Lowell to Weigh Ban on Single-use Plastics
LOWELL -- Get ready for a cleaner city in 2019.
That’s the hope from environment advocates after the City Council voted Tuesday night to move forward with a plastic-bag ban.
They voted 6-2 for the city solicitor to prepare an ordinance that bans plastic bags as of Jan. 1, 2019.
This motion had come out of the council’s Environmental & Flood Issues Subcommittee.
Councilor Karen Cirillo, the chair of that committee who first proposed this idea back in January, said it’s critical for the city to ban plastic bags, “helping the environment and moving the city forward.”
“This is something we need to do,” added Councilor Jim Milinazzo.
More than 60 communities across the state have banned plastic bags. Westford recently passed a bylaw, which will go into effect in 2019.

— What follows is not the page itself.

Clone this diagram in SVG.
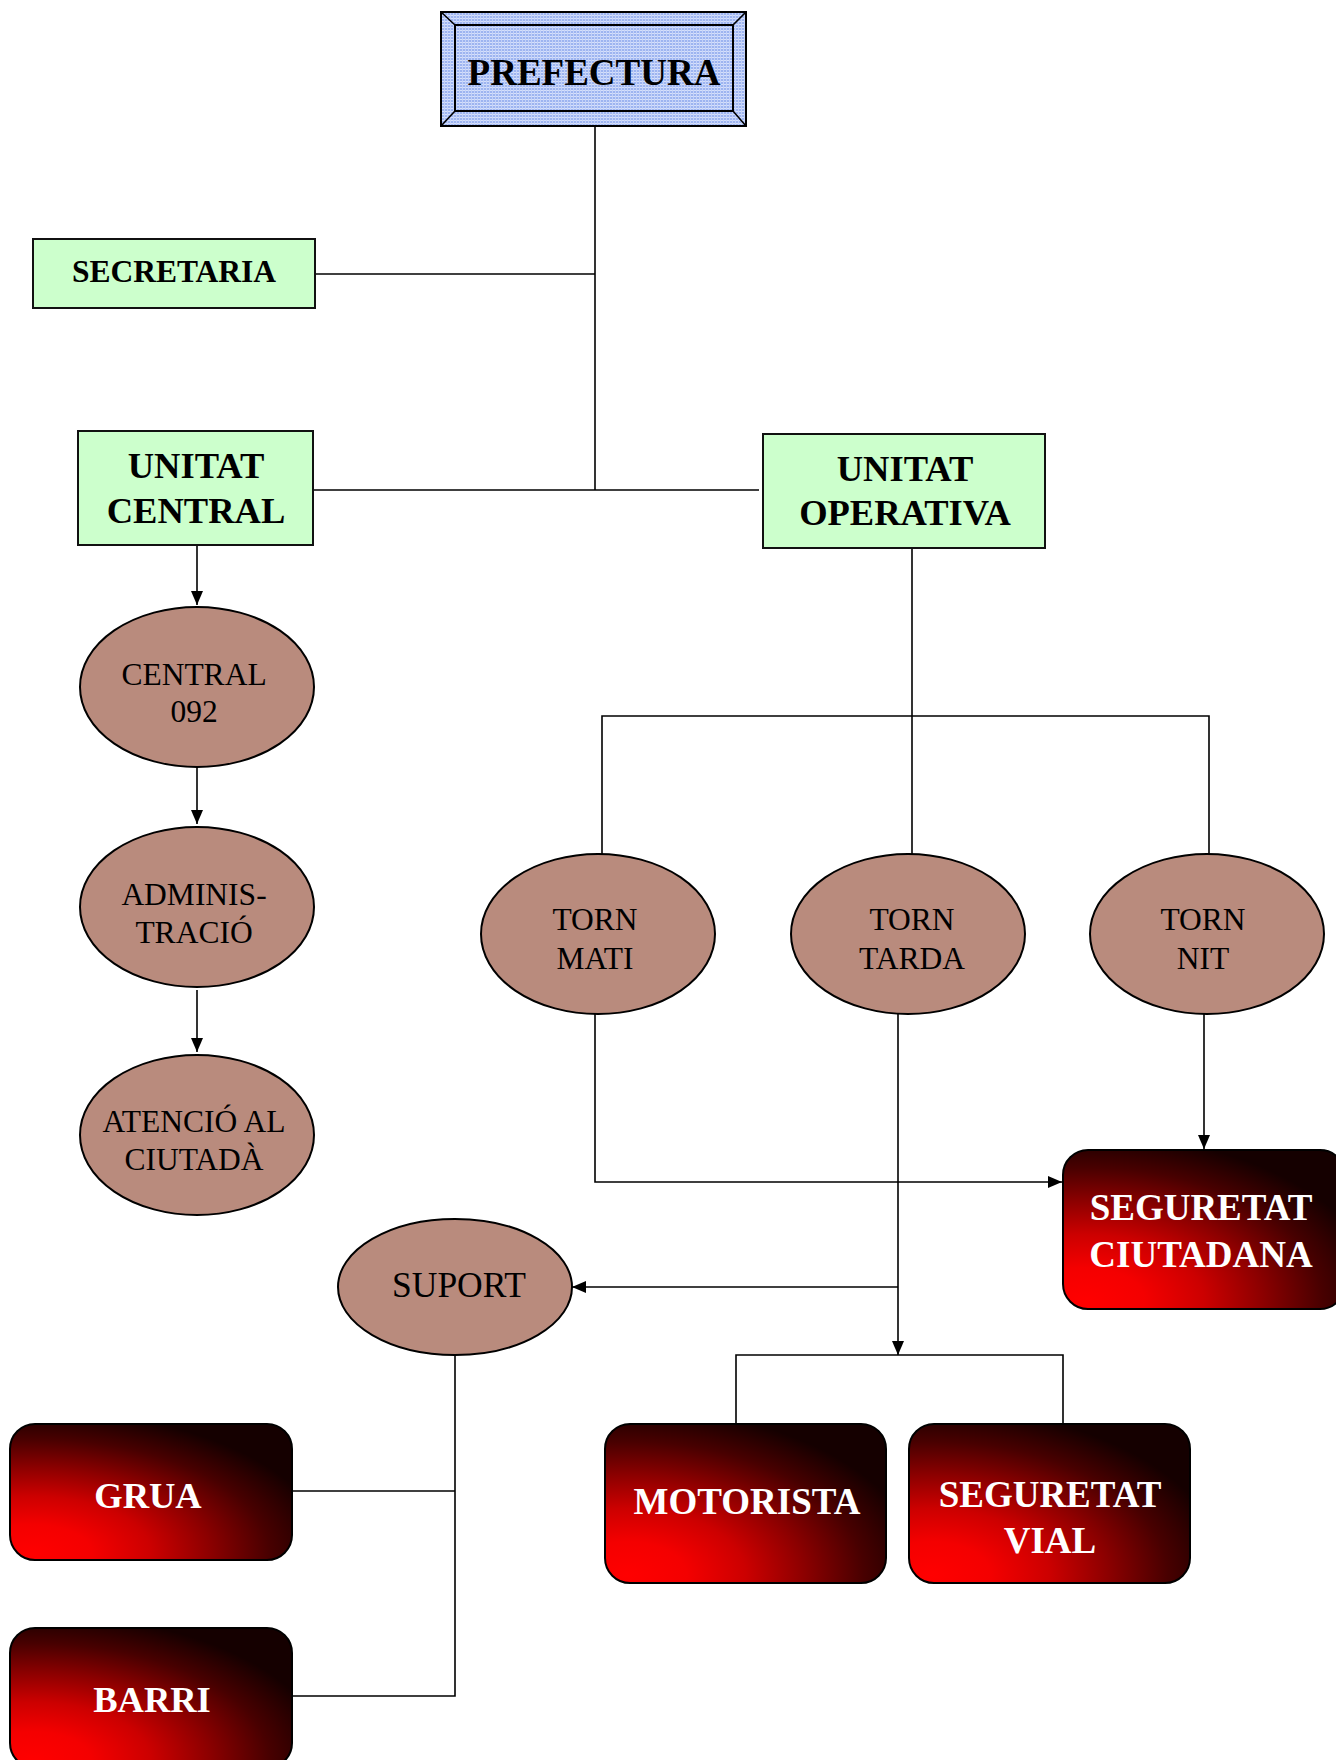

Stores there will be required to offer recyclable paper bags or reusable bags instead, although certain kinds of disposable bags, such as those for produce and newspaper, will be allowed.

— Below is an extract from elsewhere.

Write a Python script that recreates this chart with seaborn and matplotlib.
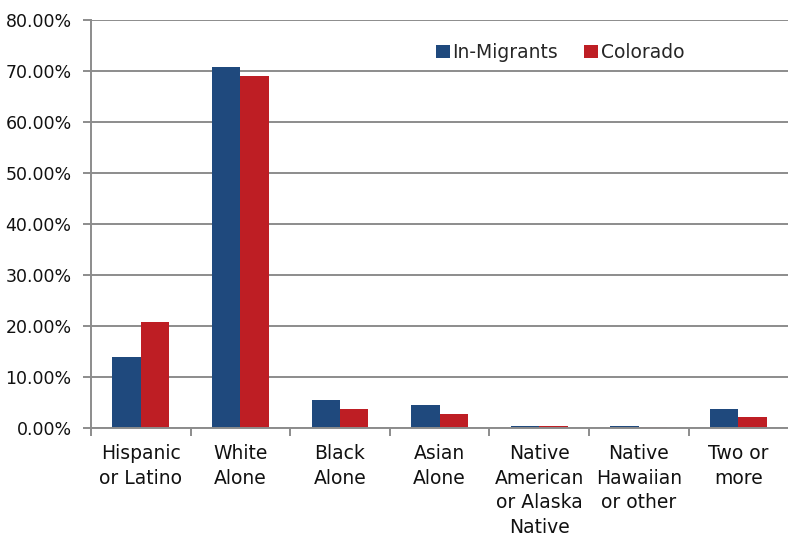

The details of the Lowell ban still need to be ironed out.
The subcommittee was looking at an ordinance that would ban plastic bags in stores larger than 3,000-square-feet, and would only apply to carryout bags used at stores.
“So there’s no hardship on smaller businesses,” Cirillo said about the 3,000-square-foot store detail.
Some bags could be exempt from the ban, such as: thin-film plastic bags used for dry cleaning, newspaper, flexible transparent covering for uncooked raw meat, poultry, raw fish, hard cheese, cold cuts, fruits, vegetables, baked goods or bread and wet items.
The city solicitor will come back with the specific details.
Councilor John Leahy said the smaller stores, under 3,000 square feet, should also be included.
“Let’s go all the way,” Leahy said.
The two in dissent were Councilors Rodney Elliott and Dave Conway.
Elliott said any legislation should be handled at the state level, and pointed to the legislation in the Statehouse to reduce plastic-bag pollution.
If Lowell passes a ban, residents would shop in neighboring towns where there’s no ban, and that would hurt city businesses, Elliott argued.
“I don’t know why we can’t wait a couple months for the state,” Conway said. “If they don’t approve it, we can come back and vote it in.”
Elliott proposed the city solicitor prepare a resolution endorsing the Statehouse bill to ban plastic bags. The council supported that 8-0.
Elliott also proposed to include biodegradable bags as an alternative to plastic bags in the ordinance.
“It’s friendly to the environment,” he said.
Cirillo pushed back at the amendment, saying the biodegradable bags are similar to plastic bags.
“It’s switching over from one problem to another problem,” she said.
The amendment failed 2-6. Councilor Rita Mercier was absent Tuesday night.